>> Begin

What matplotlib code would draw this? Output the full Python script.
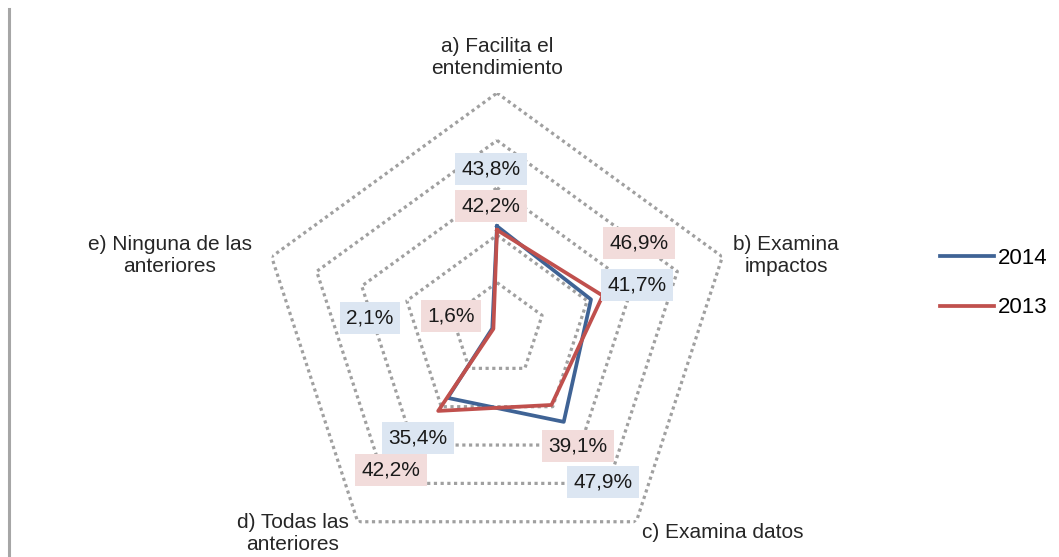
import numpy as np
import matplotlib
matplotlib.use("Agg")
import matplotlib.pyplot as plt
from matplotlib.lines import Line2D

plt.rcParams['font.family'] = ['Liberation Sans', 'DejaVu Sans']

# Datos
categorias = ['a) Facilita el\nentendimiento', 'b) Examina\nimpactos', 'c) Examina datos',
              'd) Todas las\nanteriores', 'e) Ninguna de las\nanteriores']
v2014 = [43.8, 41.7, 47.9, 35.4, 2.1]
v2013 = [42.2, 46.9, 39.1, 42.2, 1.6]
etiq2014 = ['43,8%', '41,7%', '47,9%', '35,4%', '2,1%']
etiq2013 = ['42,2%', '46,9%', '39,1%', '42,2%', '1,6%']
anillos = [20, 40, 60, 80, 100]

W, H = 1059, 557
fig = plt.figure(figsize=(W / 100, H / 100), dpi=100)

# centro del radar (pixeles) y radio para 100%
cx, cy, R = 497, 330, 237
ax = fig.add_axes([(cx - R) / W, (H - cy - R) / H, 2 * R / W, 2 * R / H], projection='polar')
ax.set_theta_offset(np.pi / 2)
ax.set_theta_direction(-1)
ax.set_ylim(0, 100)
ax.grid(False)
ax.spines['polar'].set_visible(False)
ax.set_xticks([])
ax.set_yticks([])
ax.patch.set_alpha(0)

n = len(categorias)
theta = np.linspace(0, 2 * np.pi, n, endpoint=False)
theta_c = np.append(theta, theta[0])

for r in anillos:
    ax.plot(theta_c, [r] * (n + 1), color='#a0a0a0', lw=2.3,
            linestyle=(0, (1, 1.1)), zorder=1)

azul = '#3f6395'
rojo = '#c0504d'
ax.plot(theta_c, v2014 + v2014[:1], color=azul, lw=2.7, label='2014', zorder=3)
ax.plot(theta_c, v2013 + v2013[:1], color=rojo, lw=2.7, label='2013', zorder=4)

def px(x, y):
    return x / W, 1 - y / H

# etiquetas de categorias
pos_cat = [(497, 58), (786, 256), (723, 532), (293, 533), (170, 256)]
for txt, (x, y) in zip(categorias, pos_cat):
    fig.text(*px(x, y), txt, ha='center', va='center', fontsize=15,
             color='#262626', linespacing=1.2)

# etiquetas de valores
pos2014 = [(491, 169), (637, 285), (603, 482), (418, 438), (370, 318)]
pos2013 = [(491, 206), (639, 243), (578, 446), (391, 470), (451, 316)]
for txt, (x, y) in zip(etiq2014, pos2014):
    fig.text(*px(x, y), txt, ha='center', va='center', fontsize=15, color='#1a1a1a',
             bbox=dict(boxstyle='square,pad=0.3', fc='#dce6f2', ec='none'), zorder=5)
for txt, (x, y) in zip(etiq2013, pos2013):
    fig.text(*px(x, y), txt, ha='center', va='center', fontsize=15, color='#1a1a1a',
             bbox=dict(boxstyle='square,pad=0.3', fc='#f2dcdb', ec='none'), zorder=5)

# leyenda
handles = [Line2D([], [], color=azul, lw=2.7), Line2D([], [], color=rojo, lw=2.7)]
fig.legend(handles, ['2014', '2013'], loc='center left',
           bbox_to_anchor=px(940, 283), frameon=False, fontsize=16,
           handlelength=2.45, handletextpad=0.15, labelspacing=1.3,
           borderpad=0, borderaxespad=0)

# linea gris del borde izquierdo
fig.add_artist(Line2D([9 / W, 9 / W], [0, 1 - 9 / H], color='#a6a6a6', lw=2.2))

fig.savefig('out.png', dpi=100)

>> End

> _Direction_:
Reproduce the whole listing above word for word, but not its pictures.

> _Solution for this exercise_:
What matplotlib code would draw this? Output the full Python script.
import numpy as np
import matplotlib
matplotlib.use("Agg")
import matplotlib.pyplot as plt
from matplotlib.lines import Line2D

plt.rcParams['font.family'] = ['Liberation Sans', 'DejaVu Sans']

# Datos
categorias = ['a) Facilita el\nentendimiento', 'b) Examina\nimpactos', 'c) Examina datos',
              'd) Todas las\nanteriores', 'e) Ninguna de las\nanteriores']
v2014 = [43.8, 41.7, 47.9, 35.4, 2.1]
v2013 = [42.2, 46.9, 39.1, 42.2, 1.6]
etiq2014 = ['43,8%', '41,7%', '47,9%', '35,4%', '2,1%']
etiq2013 = ['42,2%', '46,9%', '39,1%', '42,2%', '1,6%']
anillos = [20, 40, 60, 80, 100]

W, H = 1059, 557
fig = plt.figure(figsize=(W / 100, H / 100), dpi=100)

# centro del radar (pixeles) y radio para 100%
cx, cy, R = 497, 330, 237
ax = fig.add_axes([(cx - R) / W, (H - cy - R) / H, 2 * R / W, 2 * R / H], projection='polar')
ax.set_theta_offset(np.pi / 2)
ax.set_theta_direction(-1)
ax.set_ylim(0, 100)
ax.grid(False)
ax.spines['polar'].set_visible(False)
ax.set_xticks([])
ax.set_yticks([])
ax.patch.set_alpha(0)

n = len(categorias)
theta = np.linspace(0, 2 * np.pi, n, endpoint=False)
theta_c = np.append(theta, theta[0])

for r in anillos:
    ax.plot(theta_c, [r] * (n + 1), color='#a0a0a0', lw=2.3,
            linestyle=(0, (1, 1.1)), zorder=1)

azul = '#3f6395'
rojo = '#c0504d'
ax.plot(theta_c, v2014 + v2014[:1], color=azul, lw=2.7, label='2014', zorder=3)
ax.plot(theta_c, v2013 + v2013[:1], color=rojo, lw=2.7, label='2013', zorder=4)

def px(x, y):
    return x / W, 1 - y / H

# etiquetas de categorias
pos_cat = [(497, 58), (786, 256), (723, 532), (293, 533), (170, 256)]
for txt, (x, y) in zip(categorias, pos_cat):
    fig.text(*px(x, y), txt, ha='center', va='center', fontsize=15,
             color='#262626', linespacing=1.2)

# etiquetas de valores
pos2014 = [(491, 169), (637, 285), (603, 482), (418, 438), (370, 318)]
pos2013 = [(491, 206), (639, 243), (578, 446), (391, 470), (451, 316)]
for txt, (x, y) in zip(etiq2014, pos2014):
    fig.text(*px(x, y), txt, ha='center', va='center', fontsize=15, color='#1a1a1a',
             bbox=dict(boxstyle='square,pad=0.3', fc='#dce6f2', ec='none'), zorder=5)
for txt, (x, y) in zip(etiq2013, pos2013):
    fig.text(*px(x, y), txt, ha='center', va='center', fontsize=15, color='#1a1a1a',
             bbox=dict(boxstyle='square,pad=0.3', fc='#f2dcdb', ec='none'), zorder=5)

# leyenda
handles = [Line2D([], [], color=azul, lw=2.7), Line2D([], [], color=rojo, lw=2.7)]
fig.legend(handles, ['2014', '2013'], loc='center left',
           bbox_to_anchor=px(940, 283), frameon=False, fontsize=16,
           handlelength=2.45, handletextpad=0.15, labelspacing=1.3,
           borderpad=0, borderaxespad=0)

# linea gris del borde izquierdo
fig.add_artist(Line2D([9 / W, 9 / W], [0, 1 - 9 / H], color='#a6a6a6', lw=2.2))

fig.savefig('out.png', dpi=100)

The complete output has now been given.